L’amendement n° 153 a quant à lui pour objet de renvoyer à un décret soumis à l’Autorité de la concurrence l’ensemble des modalités de mise en œuvre de la fin des tarifs réglementés de vente de gaz naturel et d’électricité pour les consommateurs non domestiques.

Les modalités de mise en œuvre de la fin des tarifs réglementés du gaz naturel – mentionnées à l’article 11 bis du présent texte – ont été fixées de manière consensuelle, à l’issue d’une longue phase de concertation avec les professionnels concernés et la Commission de régulation de l’énergie, la CRE.

À nos yeux, il n’y a pas lieu de rédiger un tel décret d’application. En effet, les modalités d’application de cette mesure sont précisément définies par le présent article. L’entrée en vigueur de certaines dispositions d’information des clients, en particulier, devra être très rapide. L’élaboration d’un texte réglementaire risquerait de la retarder. Les fournisseurs ont besoin d’une bonne visibilité globale sur le dispositif prévu dès la promulgation du présent texte, au regard du calendrier contraint de la disparition des tarifs réglementés, notamment pour le gaz naturel.

Pour ces raisons, le Gouvernement est défavorable à cet amendement, de même qu’à l’amendement n° 195 rectifié.

Enfin, l’amendement n° 22 tend à généraliser, pour la fourniture de gaz, le dispositif du fournisseur de dernier recours, en l’étendant au consommateur non domestique, lequel n’assume aucune mission d’intérêt général.

Dans le contexte de la suppression des tarifs réglementés pour le gaz naturel, la fourniture de dernier recours prévue par le code de l’énergie vise exclusivement à maintenir la continuité d’approvisionnement des clients prioritaires assurant des missions d’intérêt général, en cas de défaillance du fournisseur – qu’il s’agisse d’une rupture d’approvisionnement, d’une faillite, etc.

Or étendre ce dispositif à tous les consommateurs non domestiques ne répondrait nullement aux véritables enjeux liés à la disparition des tarifs réglementés, à savoir la continuité d’approvisionnement des clients n’ayant pas modifié aux échéances leur contrat de fourniture au tarif réglementé, et la nécessité de garantir que tous les clients puissent obtenir un fournisseur.
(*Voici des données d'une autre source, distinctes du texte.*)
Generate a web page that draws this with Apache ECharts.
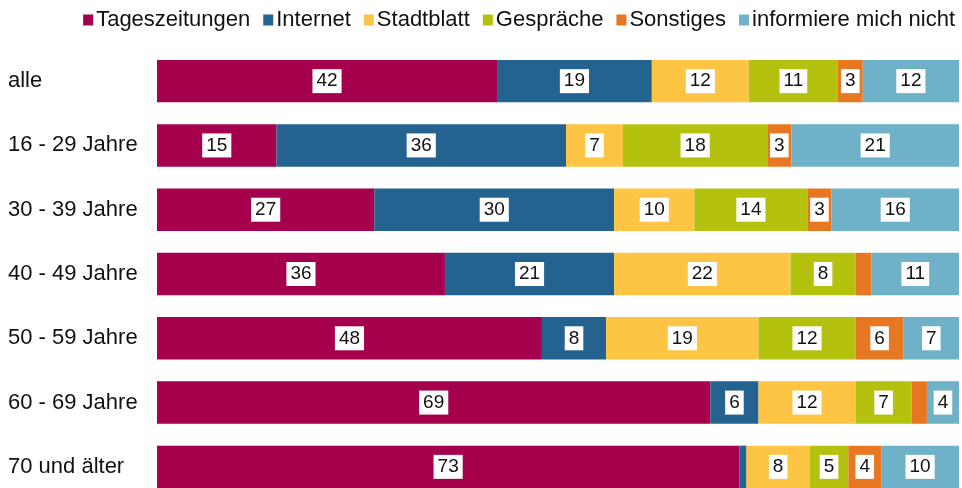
<!DOCTYPE html>
<html>
<head>
<meta charset="utf-8">
<script src="https://cdn.jsdelivr.net/npm/echarts@6/dist/echarts.min.js"></script>
<style>
  html, body { margin: 0; padding: 0; background: #fff; }
  #chart { width: 962px; height: 488px; }
</style>
</head>
<body>
<div id="chart"></div>
<script>
// Altersgruppen
const categories = ['alle', '16 - 29 Jahre', '30 - 39 Jahre', '40 - 49 Jahre', '50 - 59 Jahre', '60 - 69 Jahre', '70 und älter']

// Anteile in %
const tageszeitungen = [42.4, 14.9, 27.1, 35.9, 48.0, 69.0, 72.6]
const internet = [19.3, 36.1, 29.9, 21.1, 8.0, 6.0, 0.9]
const stadtblatt = [12.1, 7.1, 10.0, 22.0, 19.0, 12.1, 7.9]
const gespraeche = [11.1, 18.0, 14.1, 8.1, 12.1, 7.0, 4.8]
const sonstiges = [3.1, 3.0, 3.0, 2.0, 6.0, 1.9, 4.1]
const informiereNicht = [12.0, 20.9, 16.0, 10.9, 6.9, 4.0, 9.7]

const seriesDefs = [
  { name: 'Tageszeitungen', data: tageszeitungen, color: '#a5004d' },
  { name: 'Internet', data: internet, color: '#246290' },
  { name: 'Stadtblatt', data: stadtblatt, color: '#fdc543' },
  { name: 'Gespräche', data: gespraeche, color: '#b5c10f' },
  { name: 'Sonstiges', data: sonstiges, color: '#e87722' },
  { name: 'informiere mich nicht', data: informiereNicht, color: '#6fb1c8' }
]

const fontFamily = 'Liberation Sans, Arial, sans-serif'

const chart = echarts.init(document.getElementById('chart'))

chart.setOption({
  animation: false,
  legend: {
    top: 4,
    right: 2,
    icon: 'rect',
    itemWidth: 10,
    itemHeight: 11,
    itemGap: 13,
    textStyle: {
      fontFamily,
      fontSize: 22,
      color: '#111',
      padding: [0, 0, 0, -2]
    }
  },
  grid: {
    left: 157,
    right: 3,
    top: 49,
    height: 450,
    outerBoundsMode: 'none',
    containLabel: false
  },
  xAxis: {
    type: 'value',
    min: 0,
    max: 100,
    show: false
  },
  yAxis: {
    type: 'category',
    data: categories,
    inverse: true,
    axisLine: { show: false },
    axisTick: { show: false },
    axisLabel: {
      align: 'left',
      margin: 149,
      fontFamily,
      fontSize: 22,
      color: '#111'
    }
  },
  series: seriesDefs.map(s => ({
    name: s.name,
    type: 'bar',
    stack: 'total',
    barWidth: '66%',
    // kleine Segmente ohne Beschriftung
    data: s.data.map(v => (v < 2.5 ? { value: v, label: { show: false } } : v)),
    itemStyle: { color: s.color },
    label: {
      show: true,
      position: 'inside',
      formatter: p => Math.round(p.value),
      fontFamily,
      fontSize: 19,
      color: '#111',
      backgroundColor: '#fff',
      padding: [3, 4, 2, 4]
    }
  }))
})
</script>
</body>
</html>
Je le rappelle, pour assurer la continuité d’approvisionnement, le présent article met en œuvre un dispositif transitoire très encadré, élaboré en étroite collaboration avec tous les acteurs concernés.

De surcroît, une réflexion est en cours pour évaluer la nécessité de mesures spécifiques ciblant les clients professionnels qui se heurteraient à des difficultés pour trouver un fournisseur. Je songe notamment aux clients peu attractifs ou faisant face à des difficultés financières.

La mesure que cet amendement tend à mettre en œuvre dénaturerait totalement la notion de « fournisseur de dernier recours », qui ne reposerait plus sur aucune considération d’intérêt général. Elle ne serait pas adaptée pour améliorer réellement le dispositif d’accompagnement de la disparition des tarifs réglementés du gaz, au regard des problèmes concrets qui se posent.

C’est la raison pour laquelle le Gouvernement émet un avis défavorable sur l'amendement n° 22.